Fewer people have money for rent, to shop, and otherwise do the spending that represents 68% of GDP and a fundamental driver for the general need to lease space. There’s been an ongoing assumption that the unemployment hits typically come for people with lower incomes, but memories of recessions past—and currently tech layoff patterns—suggest that those nearer the top of the wage and salary ladder can find themselves sent to the curb.
The latest U.S. Census Bureau household pulse survey, taken between March 29 and April 10, shows the latest survey data that asks whether at least one adult in a household had lost a job in the previous four weeks. Bloomberg reported that for households making $200,000 or more annually, the most affluent category, the number was 113,800. That is 6.29 times larger than the 18,100 a year ago. “More than 250,000 adults in such households reported receiving unemployment insurance benefits at some point since June 1, a little more than twice the number reporting receipt of benefits in the last seven days,” the report said.

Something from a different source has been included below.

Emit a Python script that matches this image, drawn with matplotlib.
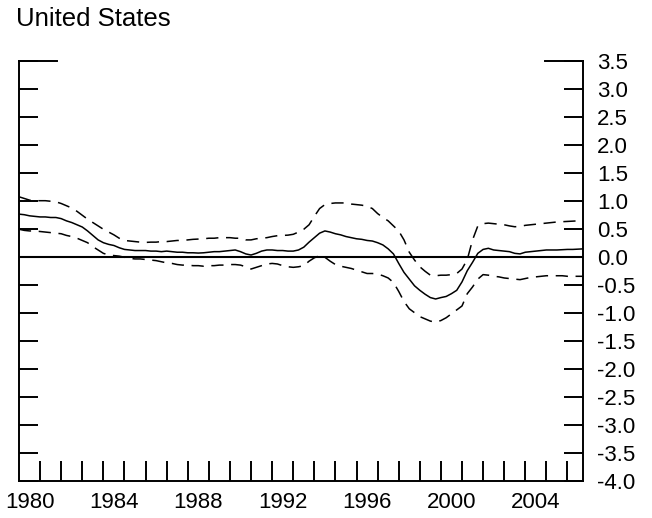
import numpy as np
import matplotlib
matplotlib.use("Agg")
import matplotlib.pyplot as plt
from matplotlib.ticker import FixedLocator, FuncFormatter

plt.rcParams['font.family'] = ['Liberation Sans', 'DejaVu Sans']
plt.rcParams['axes.unicode_minus'] = False

# quarterly, 1980Q1 .. 2006Q4
quarters = [1980 + q / 4 for q in range(108)]

central = [
    0.76, 0.75, 0.73, 0.72, 0.71, 0.71, 0.70, 0.70, 0.68, 0.64,
    0.61, 0.57, 0.53, 0.46, 0.38, 0.30, 0.25, 0.22, 0.20, 0.16,
    0.13, 0.12, 0.11, 0.11, 0.11, 0.10, 0.10, 0.09, 0.10, 0.09,
    0.08, 0.08, 0.07, 0.07, 0.065, 0.07, 0.08, 0.09, 0.09, 0.10,
    0.11, 0.12, 0.09, 0.05, 0.03, 0.06, 0.10, 0.12, 0.12, 0.11,
    0.11, 0.10, 0.10, 0.12, 0.17, 0.26, 0.34, 0.42, 0.46, 0.44,
    0.41, 0.39, 0.36, 0.34, 0.32, 0.31, 0.29, 0.28, 0.25, 0.21,
    0.14, 0.05, -0.12, -0.28, -0.40, -0.52, -0.60, -0.67, -0.73, -0.755,
    -0.73, -0.71, -0.66, -0.60, -0.45, -0.25, -0.10, 0.06, 0.13, 0.15,
    0.12, 0.11, 0.10, 0.09, 0.06, 0.05, 0.08, 0.09, 0.10, 0.11,
    0.12, 0.12, 0.12, 0.125, 0.13, 0.13, 0.135, 0.14,
]

upper = [
    1.07, 1.04, 1.01, 1.00, 1.00, 1.00, 0.99, 0.98, 0.95, 0.91,
    0.87, 0.81, 0.74, 0.67, 0.61, 0.55, 0.49, 0.44, 0.39, 0.33,
    0.29, 0.28, 0.27, 0.26, 0.255, 0.26, 0.26, 0.27, 0.27, 0.28,
    0.29, 0.29, 0.30, 0.31, 0.315, 0.32, 0.33, 0.33, 0.34, 0.34,
    0.34, 0.33, 0.33, 0.30, 0.30, 0.32, 0.33, 0.34, 0.36, 0.375,
    0.38, 0.385, 0.40, 0.44, 0.49, 0.57, 0.72, 0.86, 0.93, 0.95,
    0.96, 0.96, 0.96, 0.94, 0.93, 0.92, 0.90, 0.86, 0.77, 0.70,
    0.64, 0.55, 0.46, 0.30, 0.08, -0.06, -0.18, -0.26, -0.33, -0.34,
    -0.33, -0.33, -0.32, -0.30, -0.22, -0.05, 0.30, 0.55, 0.59, 0.60,
    0.59, 0.58, 0.57, 0.55, 0.535, 0.54, 0.56, 0.57, 0.58, 0.59,
    0.60, 0.61, 0.62, 0.625, 0.63, 0.635, 0.64, 0.64,
]

lower = [
    0.49, 0.47, 0.46, 0.46, 0.45, 0.44, 0.43, 0.42, 0.41, 0.38,
    0.36, 0.33, 0.29, 0.25, 0.18, 0.12, 0.06, 0.03, 0.02, 0.01,
    -0.01, -0.03, -0.04, -0.04, -0.05, -0.06, -0.07, -0.09, -0.11, -0.12,
    -0.14, -0.15, -0.15, -0.16, -0.16, -0.17, -0.16, -0.16, -0.15, -0.15,
    -0.14, -0.14, -0.15, -0.18, -0.22, -0.19, -0.16, -0.13, -0.12, -0.13,
    -0.16, -0.18, -0.19, -0.18, -0.16, -0.08, -0.02, 0.02, -0.01, -0.08,
    -0.14, -0.17, -0.19, -0.21, -0.24, -0.27, -0.30, -0.30, -0.31, -0.34,
    -0.38, -0.46, -0.62, -0.80, -0.93, -1.00, -1.07, -1.11, -1.15, -1.17,
    -1.14, -1.09, -1.02, -0.95, -0.88, -0.66, -0.54, -0.40, -0.32, -0.33,
    -0.35, -0.36, -0.38, -0.39, -0.40, -0.41, -0.39, -0.37, -0.36, -0.35,
    -0.34, -0.34, -0.34, -0.34, -0.35, -0.35, -0.35, -0.35,
]

year_labels = [1980, 1984, 1988, 1992, 1996, 2000, 2004]
y_ticks = [-4.0, -3.5, -3.0, -2.5, -2.0, -1.5, -1.0, -0.5, 0.0,
           0.5, 1.0, 1.5, 2.0, 2.5, 3.0, 3.5]

fig = plt.figure(figsize=(6.52, 5.18), dpi=100)
ax = fig.add_axes([19 / 652, 1 - 480.7 / 518, (583.3 - 19) / 652, (480.7 - 60.7) / 518])

ax.axhline(0, color='black', lw=1.5)
ax.plot(quarters, central, color='black', lw=1.1)
ax.plot(quarters, upper, color='black', lw=1.1, linestyle=(0, (8, 5)))
ax.plot(quarters, lower, color='black', lw=1.1, linestyle=(0, (8, 5)))

ax.set_xlim(quarters[0], quarters[-1])
ax.set_ylim(-4.0, 3.5)

for s in ['left', 'right', 'bottom']:
    ax.spines[s].set_linewidth(1.4)
ax.spines['top'].set_visible(False)
# short pieces of the top frame at both corners
ax.plot([0, 38 / 564.3], [1, 1], transform=ax.transAxes, color='black', lw=1.4, clip_on=False)
ax.plot([1 - 38 / 564.3, 1], [1, 1], transform=ax.transAxes, color='black', lw=1.4, clip_on=False)

ax.yaxis.set_major_locator(FixedLocator(y_ticks))
ax.yaxis.set_major_formatter(FuncFormatter(lambda v, p: '%.1f' % v))
ax.tick_params(axis='y', which='major', direction='in', length=13.7, width=1.4,
               left=True, right=True, labelleft=False, labelright=True,
               labelsize=16, pad=10)

ax.xaxis.set_major_locator(FixedLocator(list(range(1981, 2007))))
ax.xaxis.set_minor_locator(FixedLocator([y + 0.5 for y in year_labels]))
ax.xaxis.set_major_formatter(FuncFormatter(lambda v, p: ''))
ax.xaxis.set_minor_formatter(FuncFormatter(lambda v, p: '%d' % int(v)))
ax.tick_params(axis='x', which='major', direction='in', length=14.5, width=1.4,
               top=False, bottom=True)
ax.tick_params(axis='x', which='minor', length=0, labelsize=16, pad=8)

fig.text(16 / 652, 1 - 25.7 / 518, 'United States', fontsize=18.5, va='baseline', ha='left')

fig.savefig('out.png', dpi=100)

Another employment metric available in the household pulse is the number of adults in households who had experienced a job loss within the previous four weeks. In the same $200,000 or more household income category, out of roughly 19.2 million 2,248 did not respond and 1,022,163 had lost a job. Subtracting the non-responders out of the total, that means 5.3% of people in that category had lost their jobs.
And, as one might expect historically, that was the low side. The percentage for households making $150,000 to $199,999 was 6.6%. For $100,00 to $149,999, 6.2%. For $75,000 to $99,999, 8.0%. At the next income level down, $50,000 to $74,999, it was 10.0%. And then 13.6% at $35,000 to $49,999, 15.6% for $25,000 to $34,999, and for less than $25,000, 20.1%.
That said, there may be limits to accuracy. The Census Bureau states that the data is experimental and that it’s important to “take caution using estimates based on subpopulations of the data.” Also, “the Census Bureau sent invitations to 1,051,407 households and received a total of 61,927 responses, for a weighted response rate of 5.7%.” That could mean the results are to a degree self-selected and possibly not as representative as would be wished.